In infants, scurvy is sometimes referred to as Barlow's Disease, named after Sir Thomas Barlow (1845-1945), a British physician who first described it. Barlow's disease is different from Barlow's syndrome.
Scurvy is also known as Moeller's disease and Cheadle's disease.
- joint pain
- black-and-blue marks on the skin
- gum disease
- spongy gums
this is all caused by the lack of fresh fruit and veg
It takes about three months of vitamin C deprivation to begin inducing the symptoms of scurvy. Untreated scurvy is always fatal, but since all that is required for full recovery is the resumption of normal vitamin C intake, death by scurvy is rare in modern times.
Scurvy was probably first observed as a disease by Hippocrates. In the 13th century the Crusaders suffered from scurvy frequently, and it has inflicted terrible losses on both besieged and besieger in times of war. Scurvy was one of the limiting factors of marine travel, often killing large numbers of the passengers and crew on long-distance voyages. It even played a significant role in World War I.

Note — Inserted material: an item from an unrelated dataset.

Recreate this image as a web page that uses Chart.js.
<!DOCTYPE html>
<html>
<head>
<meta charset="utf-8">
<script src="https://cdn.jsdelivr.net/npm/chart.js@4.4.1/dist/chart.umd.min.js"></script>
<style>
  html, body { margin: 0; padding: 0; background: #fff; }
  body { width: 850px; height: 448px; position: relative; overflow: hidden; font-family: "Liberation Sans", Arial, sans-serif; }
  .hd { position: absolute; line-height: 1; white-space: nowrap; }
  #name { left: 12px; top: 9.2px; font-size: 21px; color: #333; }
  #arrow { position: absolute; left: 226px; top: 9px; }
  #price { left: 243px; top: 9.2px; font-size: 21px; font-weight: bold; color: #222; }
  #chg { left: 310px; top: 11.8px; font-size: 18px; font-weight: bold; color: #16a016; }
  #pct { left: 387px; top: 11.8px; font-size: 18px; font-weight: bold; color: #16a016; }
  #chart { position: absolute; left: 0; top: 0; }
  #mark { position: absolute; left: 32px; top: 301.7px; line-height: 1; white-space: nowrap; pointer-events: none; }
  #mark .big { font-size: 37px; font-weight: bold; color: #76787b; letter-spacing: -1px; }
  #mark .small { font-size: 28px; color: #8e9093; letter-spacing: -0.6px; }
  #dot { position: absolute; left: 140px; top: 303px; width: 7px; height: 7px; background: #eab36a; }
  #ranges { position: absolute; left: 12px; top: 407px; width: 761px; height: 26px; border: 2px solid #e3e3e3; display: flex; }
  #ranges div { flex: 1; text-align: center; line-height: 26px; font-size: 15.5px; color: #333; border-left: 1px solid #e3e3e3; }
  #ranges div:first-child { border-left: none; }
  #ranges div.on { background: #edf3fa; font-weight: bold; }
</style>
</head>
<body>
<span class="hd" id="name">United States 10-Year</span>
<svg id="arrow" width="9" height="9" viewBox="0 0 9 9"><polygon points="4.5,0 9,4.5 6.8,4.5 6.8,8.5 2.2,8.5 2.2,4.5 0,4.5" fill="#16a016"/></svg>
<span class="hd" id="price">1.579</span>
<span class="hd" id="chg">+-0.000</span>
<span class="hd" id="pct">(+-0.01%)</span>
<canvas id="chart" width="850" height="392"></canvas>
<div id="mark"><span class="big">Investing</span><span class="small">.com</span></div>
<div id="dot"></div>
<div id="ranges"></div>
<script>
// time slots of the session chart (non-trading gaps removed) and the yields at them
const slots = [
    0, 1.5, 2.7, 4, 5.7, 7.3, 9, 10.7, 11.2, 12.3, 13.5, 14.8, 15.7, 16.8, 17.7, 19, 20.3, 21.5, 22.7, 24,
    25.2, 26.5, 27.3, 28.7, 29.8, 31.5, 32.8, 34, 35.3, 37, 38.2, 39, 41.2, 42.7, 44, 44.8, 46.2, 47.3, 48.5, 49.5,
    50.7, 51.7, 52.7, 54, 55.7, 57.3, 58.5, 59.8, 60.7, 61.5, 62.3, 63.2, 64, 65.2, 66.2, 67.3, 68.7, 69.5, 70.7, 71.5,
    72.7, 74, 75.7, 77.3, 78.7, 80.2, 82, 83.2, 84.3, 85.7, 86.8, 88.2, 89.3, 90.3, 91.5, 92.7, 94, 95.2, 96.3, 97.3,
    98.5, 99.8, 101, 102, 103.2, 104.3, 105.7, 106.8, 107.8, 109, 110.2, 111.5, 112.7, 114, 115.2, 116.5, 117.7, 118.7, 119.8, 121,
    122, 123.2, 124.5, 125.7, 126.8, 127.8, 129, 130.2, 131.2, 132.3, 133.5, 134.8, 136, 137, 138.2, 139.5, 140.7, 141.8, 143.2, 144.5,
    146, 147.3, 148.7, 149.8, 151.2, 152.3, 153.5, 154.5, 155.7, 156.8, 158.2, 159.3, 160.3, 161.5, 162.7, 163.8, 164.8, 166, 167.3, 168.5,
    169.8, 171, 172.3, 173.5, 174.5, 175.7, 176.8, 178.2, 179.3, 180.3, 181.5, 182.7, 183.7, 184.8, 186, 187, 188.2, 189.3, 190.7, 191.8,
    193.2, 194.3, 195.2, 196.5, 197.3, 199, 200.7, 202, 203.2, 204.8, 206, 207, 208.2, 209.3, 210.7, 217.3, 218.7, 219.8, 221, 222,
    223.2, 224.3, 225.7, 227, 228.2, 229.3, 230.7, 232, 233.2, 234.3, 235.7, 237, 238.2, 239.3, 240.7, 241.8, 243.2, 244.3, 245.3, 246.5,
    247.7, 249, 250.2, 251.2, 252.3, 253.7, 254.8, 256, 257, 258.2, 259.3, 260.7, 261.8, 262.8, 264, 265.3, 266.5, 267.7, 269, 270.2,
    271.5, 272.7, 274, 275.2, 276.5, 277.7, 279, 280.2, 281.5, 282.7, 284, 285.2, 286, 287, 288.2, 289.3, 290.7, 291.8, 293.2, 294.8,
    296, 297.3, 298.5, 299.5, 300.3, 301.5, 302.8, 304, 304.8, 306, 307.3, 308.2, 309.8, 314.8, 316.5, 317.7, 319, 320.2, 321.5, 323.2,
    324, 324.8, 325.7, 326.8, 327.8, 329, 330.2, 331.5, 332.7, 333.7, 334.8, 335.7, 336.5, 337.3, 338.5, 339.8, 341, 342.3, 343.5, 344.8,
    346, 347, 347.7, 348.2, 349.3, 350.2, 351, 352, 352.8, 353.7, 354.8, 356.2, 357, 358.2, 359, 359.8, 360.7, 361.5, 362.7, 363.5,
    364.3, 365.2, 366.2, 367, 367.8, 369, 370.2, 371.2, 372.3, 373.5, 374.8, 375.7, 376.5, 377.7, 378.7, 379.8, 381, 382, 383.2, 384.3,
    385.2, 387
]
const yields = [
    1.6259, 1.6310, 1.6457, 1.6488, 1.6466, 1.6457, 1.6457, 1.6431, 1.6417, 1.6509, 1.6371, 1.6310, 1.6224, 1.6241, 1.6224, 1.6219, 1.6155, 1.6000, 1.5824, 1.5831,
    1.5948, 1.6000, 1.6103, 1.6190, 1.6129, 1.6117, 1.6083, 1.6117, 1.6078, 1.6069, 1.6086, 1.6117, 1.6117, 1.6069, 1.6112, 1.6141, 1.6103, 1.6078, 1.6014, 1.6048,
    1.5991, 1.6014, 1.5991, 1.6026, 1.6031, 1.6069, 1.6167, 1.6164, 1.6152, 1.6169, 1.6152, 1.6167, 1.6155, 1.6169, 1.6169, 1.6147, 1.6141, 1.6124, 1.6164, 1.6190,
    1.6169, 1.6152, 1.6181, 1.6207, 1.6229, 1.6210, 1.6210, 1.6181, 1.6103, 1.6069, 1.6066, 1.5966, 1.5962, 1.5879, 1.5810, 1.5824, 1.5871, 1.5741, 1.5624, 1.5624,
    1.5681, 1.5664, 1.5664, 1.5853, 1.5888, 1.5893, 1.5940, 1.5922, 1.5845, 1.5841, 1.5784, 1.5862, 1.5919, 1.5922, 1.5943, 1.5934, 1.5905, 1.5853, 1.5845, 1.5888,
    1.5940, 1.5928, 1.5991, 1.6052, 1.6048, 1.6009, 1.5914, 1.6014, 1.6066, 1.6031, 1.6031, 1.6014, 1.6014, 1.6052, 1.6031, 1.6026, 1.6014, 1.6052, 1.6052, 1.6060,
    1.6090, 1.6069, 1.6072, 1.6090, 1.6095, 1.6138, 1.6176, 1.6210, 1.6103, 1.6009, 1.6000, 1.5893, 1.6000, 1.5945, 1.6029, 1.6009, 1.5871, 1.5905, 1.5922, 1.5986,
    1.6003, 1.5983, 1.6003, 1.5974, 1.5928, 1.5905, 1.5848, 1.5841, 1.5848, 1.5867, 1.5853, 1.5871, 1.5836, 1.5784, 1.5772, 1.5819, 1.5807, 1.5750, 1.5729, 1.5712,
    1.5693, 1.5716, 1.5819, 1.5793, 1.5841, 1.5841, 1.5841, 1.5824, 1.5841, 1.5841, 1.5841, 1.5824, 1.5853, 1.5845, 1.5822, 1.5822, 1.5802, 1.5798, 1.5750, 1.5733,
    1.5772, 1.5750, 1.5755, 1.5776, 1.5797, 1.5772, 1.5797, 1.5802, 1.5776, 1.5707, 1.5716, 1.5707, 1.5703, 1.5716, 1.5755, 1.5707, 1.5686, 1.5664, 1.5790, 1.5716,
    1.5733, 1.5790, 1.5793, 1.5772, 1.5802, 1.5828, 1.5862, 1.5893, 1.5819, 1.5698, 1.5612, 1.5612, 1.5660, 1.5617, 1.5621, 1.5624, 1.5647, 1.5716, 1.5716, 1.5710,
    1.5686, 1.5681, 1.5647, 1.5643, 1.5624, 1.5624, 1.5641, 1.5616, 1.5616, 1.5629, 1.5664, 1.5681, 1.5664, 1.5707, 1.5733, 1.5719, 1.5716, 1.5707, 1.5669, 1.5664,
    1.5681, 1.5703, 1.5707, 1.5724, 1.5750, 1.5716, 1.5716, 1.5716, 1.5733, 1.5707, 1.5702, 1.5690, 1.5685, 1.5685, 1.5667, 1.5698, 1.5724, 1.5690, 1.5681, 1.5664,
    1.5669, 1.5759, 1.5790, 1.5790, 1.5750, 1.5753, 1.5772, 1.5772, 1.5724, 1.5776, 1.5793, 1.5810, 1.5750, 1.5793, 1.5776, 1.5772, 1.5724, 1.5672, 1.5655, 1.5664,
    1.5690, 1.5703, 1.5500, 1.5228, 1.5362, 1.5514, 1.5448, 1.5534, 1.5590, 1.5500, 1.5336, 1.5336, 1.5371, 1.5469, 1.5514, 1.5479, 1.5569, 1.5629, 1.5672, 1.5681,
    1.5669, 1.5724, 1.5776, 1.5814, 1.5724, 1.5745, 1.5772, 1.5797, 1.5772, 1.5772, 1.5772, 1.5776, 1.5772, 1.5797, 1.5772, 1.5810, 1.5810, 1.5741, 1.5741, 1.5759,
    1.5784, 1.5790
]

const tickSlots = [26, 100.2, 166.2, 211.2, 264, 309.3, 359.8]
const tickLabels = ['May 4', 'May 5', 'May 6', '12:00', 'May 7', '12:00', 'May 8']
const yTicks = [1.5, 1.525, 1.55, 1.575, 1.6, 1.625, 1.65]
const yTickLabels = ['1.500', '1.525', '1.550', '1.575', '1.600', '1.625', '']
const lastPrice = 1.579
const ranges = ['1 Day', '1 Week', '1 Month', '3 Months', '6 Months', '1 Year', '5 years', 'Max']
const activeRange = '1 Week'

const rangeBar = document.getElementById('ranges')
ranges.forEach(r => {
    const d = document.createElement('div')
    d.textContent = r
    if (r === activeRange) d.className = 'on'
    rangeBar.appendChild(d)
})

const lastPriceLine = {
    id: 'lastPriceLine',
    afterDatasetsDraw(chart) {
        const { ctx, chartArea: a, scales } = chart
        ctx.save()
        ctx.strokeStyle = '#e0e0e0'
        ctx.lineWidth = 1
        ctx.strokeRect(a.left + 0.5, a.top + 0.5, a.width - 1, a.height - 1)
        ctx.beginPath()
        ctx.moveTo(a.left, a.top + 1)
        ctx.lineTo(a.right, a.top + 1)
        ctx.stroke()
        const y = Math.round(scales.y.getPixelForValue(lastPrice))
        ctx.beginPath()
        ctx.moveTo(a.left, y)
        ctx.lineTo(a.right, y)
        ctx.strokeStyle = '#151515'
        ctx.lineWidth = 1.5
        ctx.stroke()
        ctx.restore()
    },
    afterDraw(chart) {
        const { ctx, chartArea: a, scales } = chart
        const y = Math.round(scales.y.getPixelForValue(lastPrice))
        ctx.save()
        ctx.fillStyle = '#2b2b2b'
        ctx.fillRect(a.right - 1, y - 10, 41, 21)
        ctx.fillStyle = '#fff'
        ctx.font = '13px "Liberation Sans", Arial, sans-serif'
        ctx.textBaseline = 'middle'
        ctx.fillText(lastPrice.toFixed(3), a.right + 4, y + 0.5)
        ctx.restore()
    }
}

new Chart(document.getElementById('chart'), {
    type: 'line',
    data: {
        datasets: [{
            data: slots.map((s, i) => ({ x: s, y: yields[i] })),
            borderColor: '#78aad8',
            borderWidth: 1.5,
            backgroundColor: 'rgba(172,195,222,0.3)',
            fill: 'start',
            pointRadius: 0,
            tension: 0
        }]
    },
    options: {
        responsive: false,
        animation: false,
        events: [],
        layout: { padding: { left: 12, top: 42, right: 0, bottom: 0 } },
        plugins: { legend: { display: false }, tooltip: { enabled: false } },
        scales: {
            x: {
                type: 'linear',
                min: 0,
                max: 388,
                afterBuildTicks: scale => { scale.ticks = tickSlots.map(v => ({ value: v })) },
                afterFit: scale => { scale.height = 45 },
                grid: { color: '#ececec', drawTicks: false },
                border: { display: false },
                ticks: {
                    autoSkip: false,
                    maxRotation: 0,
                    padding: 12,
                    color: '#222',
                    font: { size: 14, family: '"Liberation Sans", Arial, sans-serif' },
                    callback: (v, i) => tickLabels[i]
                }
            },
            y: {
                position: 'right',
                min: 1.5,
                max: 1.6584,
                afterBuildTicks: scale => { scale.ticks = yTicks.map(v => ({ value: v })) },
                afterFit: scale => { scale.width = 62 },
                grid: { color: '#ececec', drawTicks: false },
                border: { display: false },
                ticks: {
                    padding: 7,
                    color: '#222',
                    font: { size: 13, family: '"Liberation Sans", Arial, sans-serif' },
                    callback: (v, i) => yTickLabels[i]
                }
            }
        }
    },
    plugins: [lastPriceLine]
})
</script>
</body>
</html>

The British civilian medical profession of 1614 knew that it was the acidic principal of citrus fruit which was lacking, although they considered any acid as acceptible when Ascorbic Acid (Vitamin C) was unavailable. In 1614 John Woodall (Surgeon General of the East India Company) published his book "The Surgion's Mate" as a handbook for apprentice surgeons aboard the companies ships. In it he describes scurvy as resulting from a dietry deficiency. His recommendation for its cure is Fresh Food or, if not available, Oranges,Lemons,Limes and Tamarinds, or as a last resort, Oil of Vitriol. (Sulphuric Acid)

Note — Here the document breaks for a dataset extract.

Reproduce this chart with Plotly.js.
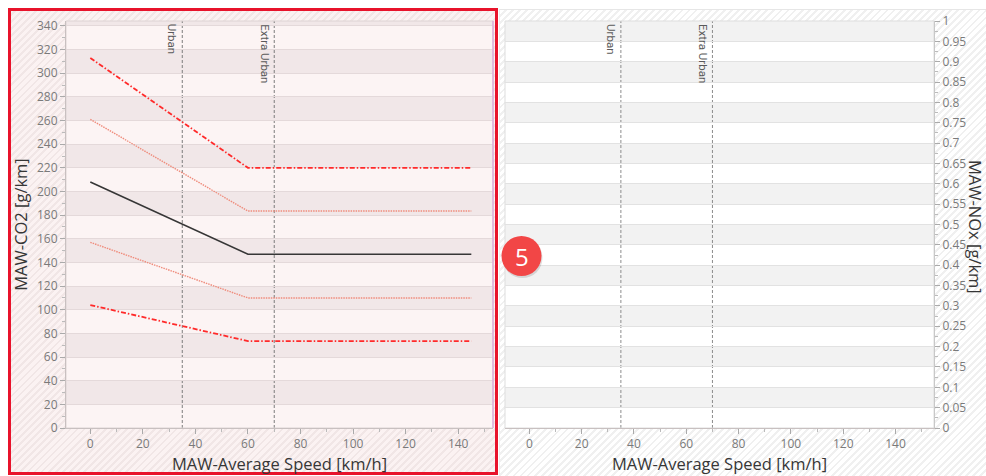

However, it was not until 1747 that the treatment and prevention of scurvy by supplementation of the diet with citrus fruit such as lemons and limes was introduced into the British Navy by James Lind.
The plant known as "scurvy grass" acquired its name from the observation that it cured scurvy, but this was of no great help to those who spent months at sea. During sea voyages, it was discovered that sauerkraut was of use in preventing scurvy. In the Royal Navy's Arctic expeditions in the 19th century, for example, it was widely believed that scurvy was prevented by good hygiene on board ship, regular exercise, and maintaining the morale of the crew, rather than by a diet of fresh food, so that Navy expeditions continued to be plagued by scurvy even while fresh meat was well-known as a practical antiscorbutic among civilian whalers and explorers in the Arctic. At the time Robert Falcon Scott made his two expeditions to the Antarctic in the early 20th century, the prevailing medical theory was that scurvy was caused by "tainted" canned food. It was not until 1932 that the connection between vitamin C and scurvy was established.